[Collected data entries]
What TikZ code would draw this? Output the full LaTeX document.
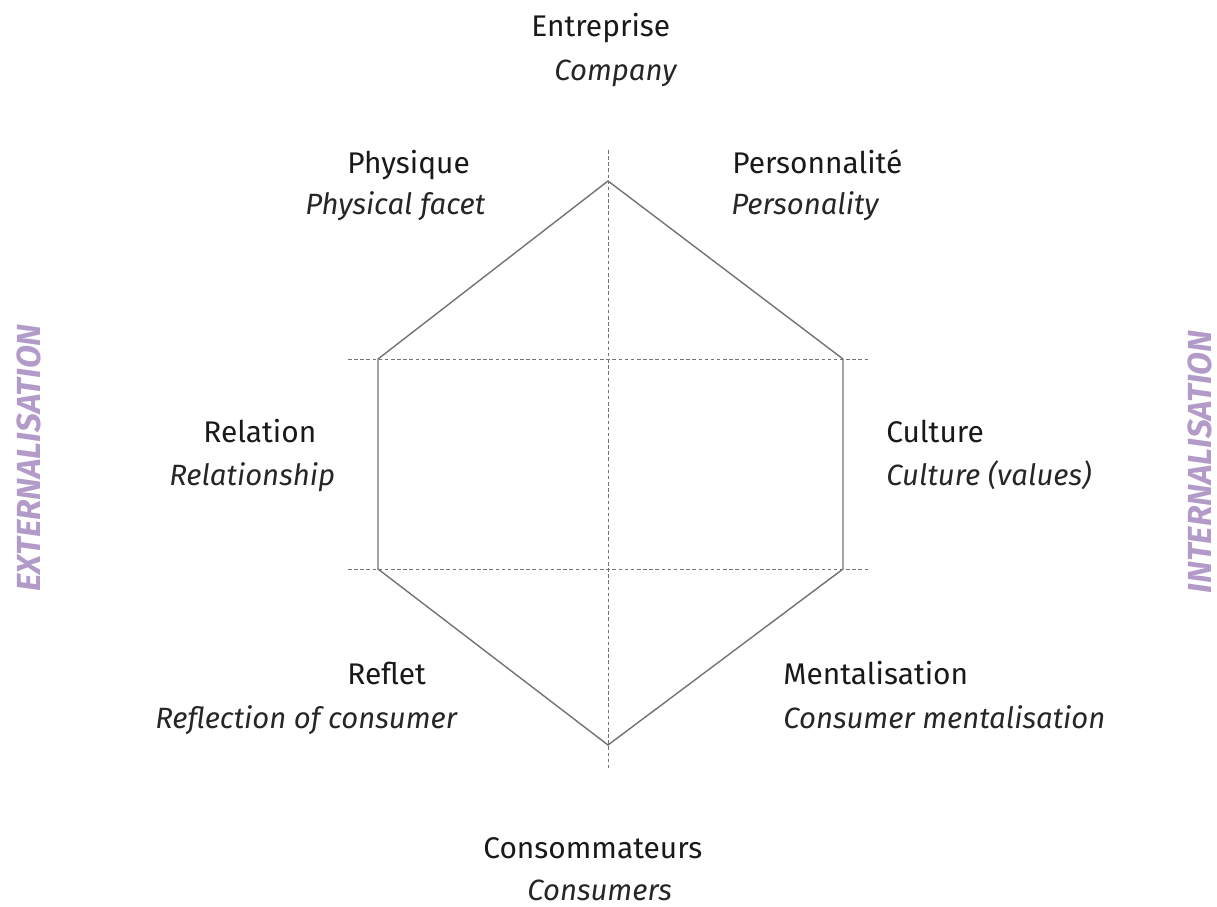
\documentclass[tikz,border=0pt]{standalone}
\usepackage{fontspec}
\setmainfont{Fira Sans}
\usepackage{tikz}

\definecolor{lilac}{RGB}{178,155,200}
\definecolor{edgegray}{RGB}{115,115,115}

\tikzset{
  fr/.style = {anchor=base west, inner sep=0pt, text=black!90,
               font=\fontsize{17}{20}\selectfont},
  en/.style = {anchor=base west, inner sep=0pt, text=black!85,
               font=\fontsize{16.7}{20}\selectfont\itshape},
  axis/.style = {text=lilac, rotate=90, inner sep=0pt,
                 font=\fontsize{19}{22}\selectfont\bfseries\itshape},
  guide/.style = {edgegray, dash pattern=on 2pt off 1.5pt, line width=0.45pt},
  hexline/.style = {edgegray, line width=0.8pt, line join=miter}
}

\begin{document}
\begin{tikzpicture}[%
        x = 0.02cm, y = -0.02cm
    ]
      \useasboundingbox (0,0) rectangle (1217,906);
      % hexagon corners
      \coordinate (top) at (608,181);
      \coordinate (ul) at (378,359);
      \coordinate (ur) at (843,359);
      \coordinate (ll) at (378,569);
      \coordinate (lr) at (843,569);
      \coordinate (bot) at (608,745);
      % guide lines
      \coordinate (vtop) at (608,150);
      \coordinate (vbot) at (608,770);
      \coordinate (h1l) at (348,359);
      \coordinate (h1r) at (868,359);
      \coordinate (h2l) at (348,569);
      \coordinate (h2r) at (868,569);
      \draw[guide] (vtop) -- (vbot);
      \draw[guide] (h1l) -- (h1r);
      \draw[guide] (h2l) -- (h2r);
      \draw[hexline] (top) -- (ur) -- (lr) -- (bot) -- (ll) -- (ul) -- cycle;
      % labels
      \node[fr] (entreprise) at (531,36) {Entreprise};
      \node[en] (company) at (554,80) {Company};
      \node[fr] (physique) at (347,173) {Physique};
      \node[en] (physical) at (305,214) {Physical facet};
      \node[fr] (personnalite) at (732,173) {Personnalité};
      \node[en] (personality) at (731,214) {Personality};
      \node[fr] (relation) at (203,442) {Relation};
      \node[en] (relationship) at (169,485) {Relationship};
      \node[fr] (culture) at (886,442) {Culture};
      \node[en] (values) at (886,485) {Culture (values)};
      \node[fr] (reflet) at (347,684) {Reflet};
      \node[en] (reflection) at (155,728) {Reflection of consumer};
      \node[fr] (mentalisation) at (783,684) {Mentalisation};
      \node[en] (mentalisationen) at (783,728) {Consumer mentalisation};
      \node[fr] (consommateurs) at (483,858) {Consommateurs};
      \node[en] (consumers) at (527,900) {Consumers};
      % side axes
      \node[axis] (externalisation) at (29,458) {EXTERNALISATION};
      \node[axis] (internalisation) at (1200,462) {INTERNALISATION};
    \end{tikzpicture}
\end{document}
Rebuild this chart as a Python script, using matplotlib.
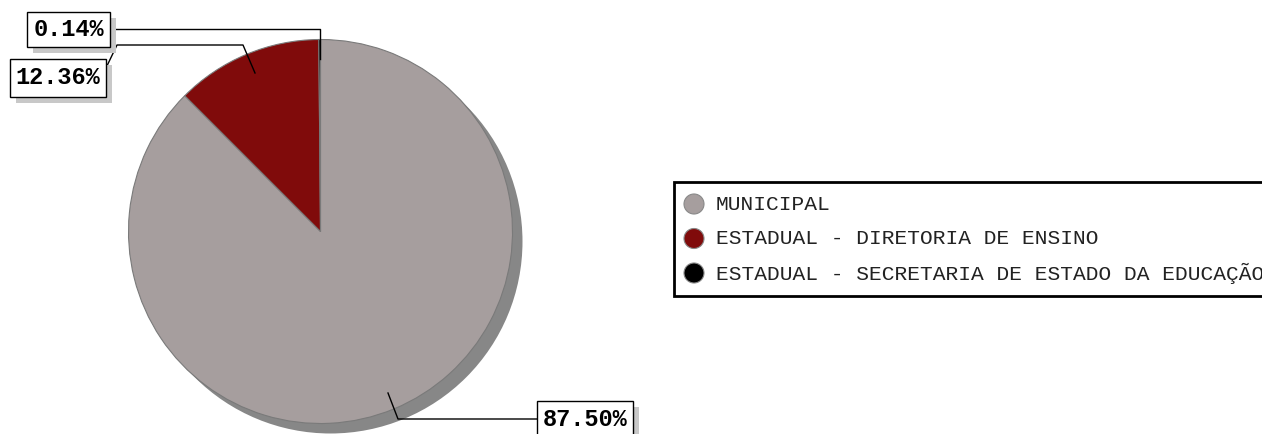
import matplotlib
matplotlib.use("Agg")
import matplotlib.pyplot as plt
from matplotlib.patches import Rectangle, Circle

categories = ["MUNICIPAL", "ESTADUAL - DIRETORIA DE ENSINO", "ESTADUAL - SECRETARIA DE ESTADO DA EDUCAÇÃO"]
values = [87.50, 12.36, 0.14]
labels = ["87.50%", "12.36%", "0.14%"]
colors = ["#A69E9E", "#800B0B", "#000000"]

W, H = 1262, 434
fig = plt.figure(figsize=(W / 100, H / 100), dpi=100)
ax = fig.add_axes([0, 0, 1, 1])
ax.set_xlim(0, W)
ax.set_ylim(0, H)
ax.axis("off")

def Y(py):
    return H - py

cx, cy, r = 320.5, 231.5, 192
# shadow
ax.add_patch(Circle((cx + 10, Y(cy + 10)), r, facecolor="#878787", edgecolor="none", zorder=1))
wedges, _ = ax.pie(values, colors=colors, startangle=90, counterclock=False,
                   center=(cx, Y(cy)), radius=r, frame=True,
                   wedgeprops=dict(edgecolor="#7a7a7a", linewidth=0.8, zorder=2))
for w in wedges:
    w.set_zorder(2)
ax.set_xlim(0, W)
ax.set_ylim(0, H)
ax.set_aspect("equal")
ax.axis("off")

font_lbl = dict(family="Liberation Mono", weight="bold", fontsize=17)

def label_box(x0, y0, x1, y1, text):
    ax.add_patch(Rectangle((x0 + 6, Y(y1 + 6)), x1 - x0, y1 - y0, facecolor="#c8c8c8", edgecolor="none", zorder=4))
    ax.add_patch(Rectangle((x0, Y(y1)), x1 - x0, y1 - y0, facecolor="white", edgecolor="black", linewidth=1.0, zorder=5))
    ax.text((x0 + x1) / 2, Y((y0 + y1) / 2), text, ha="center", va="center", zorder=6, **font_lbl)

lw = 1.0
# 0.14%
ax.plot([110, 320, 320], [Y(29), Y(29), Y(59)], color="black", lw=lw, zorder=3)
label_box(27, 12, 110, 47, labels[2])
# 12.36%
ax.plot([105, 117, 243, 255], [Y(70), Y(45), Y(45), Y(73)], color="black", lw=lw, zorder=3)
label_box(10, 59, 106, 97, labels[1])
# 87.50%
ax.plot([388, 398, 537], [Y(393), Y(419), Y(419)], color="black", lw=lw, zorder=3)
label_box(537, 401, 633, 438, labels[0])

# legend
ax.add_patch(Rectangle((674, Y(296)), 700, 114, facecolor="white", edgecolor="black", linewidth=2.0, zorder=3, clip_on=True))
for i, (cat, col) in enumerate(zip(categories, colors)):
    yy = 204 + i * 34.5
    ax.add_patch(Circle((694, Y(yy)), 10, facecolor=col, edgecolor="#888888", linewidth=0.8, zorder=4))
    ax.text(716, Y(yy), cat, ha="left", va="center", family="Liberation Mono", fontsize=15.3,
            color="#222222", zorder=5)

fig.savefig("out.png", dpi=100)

> _Work required_: All the material shown above is to be copied exactly, with no pictures carried over.

> _Completed task_:
What TikZ code would draw this? Output the full LaTeX document.
\documentclass[tikz,border=0pt]{standalone}
\usepackage{fontspec}
\setmainfont{Fira Sans}
\usepackage{tikz}

\definecolor{lilac}{RGB}{178,155,200}
\definecolor{edgegray}{RGB}{115,115,115}

\tikzset{
  fr/.style = {anchor=base west, inner sep=0pt, text=black!90,
               font=\fontsize{17}{20}\selectfont},
  en/.style = {anchor=base west, inner sep=0pt, text=black!85,
               font=\fontsize{16.7}{20}\selectfont\itshape},
  axis/.style = {text=lilac, rotate=90, inner sep=0pt,
                 font=\fontsize{19}{22}\selectfont\bfseries\itshape},
  guide/.style = {edgegray, dash pattern=on 2pt off 1.5pt, line width=0.45pt},
  hexline/.style = {edgegray, line width=0.8pt, line join=miter}
}

\begin{document}
\begin{tikzpicture}[%
        x = 0.02cm, y = -0.02cm
    ]
      \useasboundingbox (0,0) rectangle (1217,906);
      % hexagon corners
      \coordinate (top) at (608,181);
      \coordinate (ul) at (378,359);
      \coordinate (ur) at (843,359);
      \coordinate (ll) at (378,569);
      \coordinate (lr) at (843,569);
      \coordinate (bot) at (608,745);
      % guide lines
      \coordinate (vtop) at (608,150);
      \coordinate (vbot) at (608,770);
      \coordinate (h1l) at (348,359);
      \coordinate (h1r) at (868,359);
      \coordinate (h2l) at (348,569);
      \coordinate (h2r) at (868,569);
      \draw[guide] (vtop) -- (vbot);
      \draw[guide] (h1l) -- (h1r);
      \draw[guide] (h2l) -- (h2r);
      \draw[hexline] (top) -- (ur) -- (lr) -- (bot) -- (ll) -- (ul) -- cycle;
      % labels
      \node[fr] (entreprise) at (531,36) {Entreprise};
      \node[en] (company) at (554,80) {Company};
      \node[fr] (physique) at (347,173) {Physique};
      \node[en] (physical) at (305,214) {Physical facet};
      \node[fr] (personnalite) at (732,173) {Personnalité};
      \node[en] (personality) at (731,214) {Personality};
      \node[fr] (relation) at (203,442) {Relation};
      \node[en] (relationship) at (169,485) {Relationship};
      \node[fr] (culture) at (886,442) {Culture};
      \node[en] (values) at (886,485) {Culture (values)};
      \node[fr] (reflet) at (347,684) {Reflet};
      \node[en] (reflection) at (155,728) {Reflection of consumer};
      \node[fr] (mentalisation) at (783,684) {Mentalisation};
      \node[en] (mentalisationen) at (783,728) {Consumer mentalisation};
      \node[fr] (consommateurs) at (483,858) {Consommateurs};
      \node[en] (consumers) at (527,900) {Consumers};
      % side axes
      \node[axis] (externalisation) at (29,458) {EXTERNALISATION};
      \node[axis] (internalisation) at (1200,462) {INTERNALISATION};
    \end{tikzpicture}
\end{document}
Rebuild this chart as a Python script, using matplotlib.
import matplotlib
matplotlib.use("Agg")
import matplotlib.pyplot as plt
from matplotlib.patches import Rectangle, Circle

categories = ["MUNICIPAL", "ESTADUAL - DIRETORIA DE ENSINO", "ESTADUAL - SECRETARIA DE ESTADO DA EDUCAÇÃO"]
values = [87.50, 12.36, 0.14]
labels = ["87.50%", "12.36%", "0.14%"]
colors = ["#A69E9E", "#800B0B", "#000000"]

W, H = 1262, 434
fig = plt.figure(figsize=(W / 100, H / 100), dpi=100)
ax = fig.add_axes([0, 0, 1, 1])
ax.set_xlim(0, W)
ax.set_ylim(0, H)
ax.axis("off")

def Y(py):
    return H - py

cx, cy, r = 320.5, 231.5, 192
# shadow
ax.add_patch(Circle((cx + 10, Y(cy + 10)), r, facecolor="#878787", edgecolor="none", zorder=1))
wedges, _ = ax.pie(values, colors=colors, startangle=90, counterclock=False,
                   center=(cx, Y(cy)), radius=r, frame=True,
                   wedgeprops=dict(edgecolor="#7a7a7a", linewidth=0.8, zorder=2))
for w in wedges:
    w.set_zorder(2)
ax.set_xlim(0, W)
ax.set_ylim(0, H)
ax.set_aspect("equal")
ax.axis("off")

font_lbl = dict(family="Liberation Mono", weight="bold", fontsize=17)

def label_box(x0, y0, x1, y1, text):
    ax.add_patch(Rectangle((x0 + 6, Y(y1 + 6)), x1 - x0, y1 - y0, facecolor="#c8c8c8", edgecolor="none", zorder=4))
    ax.add_patch(Rectangle((x0, Y(y1)), x1 - x0, y1 - y0, facecolor="white", edgecolor="black", linewidth=1.0, zorder=5))
    ax.text((x0 + x1) / 2, Y((y0 + y1) / 2), text, ha="center", va="center", zorder=6, **font_lbl)

lw = 1.0
# 0.14%
ax.plot([110, 320, 320], [Y(29), Y(29), Y(59)], color="black", lw=lw, zorder=3)
label_box(27, 12, 110, 47, labels[2])
# 12.36%
ax.plot([105, 117, 243, 255], [Y(70), Y(45), Y(45), Y(73)], color="black", lw=lw, zorder=3)
label_box(10, 59, 106, 97, labels[1])
# 87.50%
ax.plot([388, 398, 537], [Y(393), Y(419), Y(419)], color="black", lw=lw, zorder=3)
label_box(537, 401, 633, 438, labels[0])

# legend
ax.add_patch(Rectangle((674, Y(296)), 700, 114, facecolor="white", edgecolor="black", linewidth=2.0, zorder=3, clip_on=True))
for i, (cat, col) in enumerate(zip(categories, colors)):
    yy = 204 + i * 34.5
    ax.add_patch(Circle((694, Y(yy)), 10, facecolor=col, edgecolor="#888888", linewidth=0.8, zorder=4))
    ax.text(716, Y(yy), cat, ha="left", va="center", family="Liberation Mono", fontsize=15.3,
            color="#222222", zorder=5)

fig.savefig("out.png", dpi=100)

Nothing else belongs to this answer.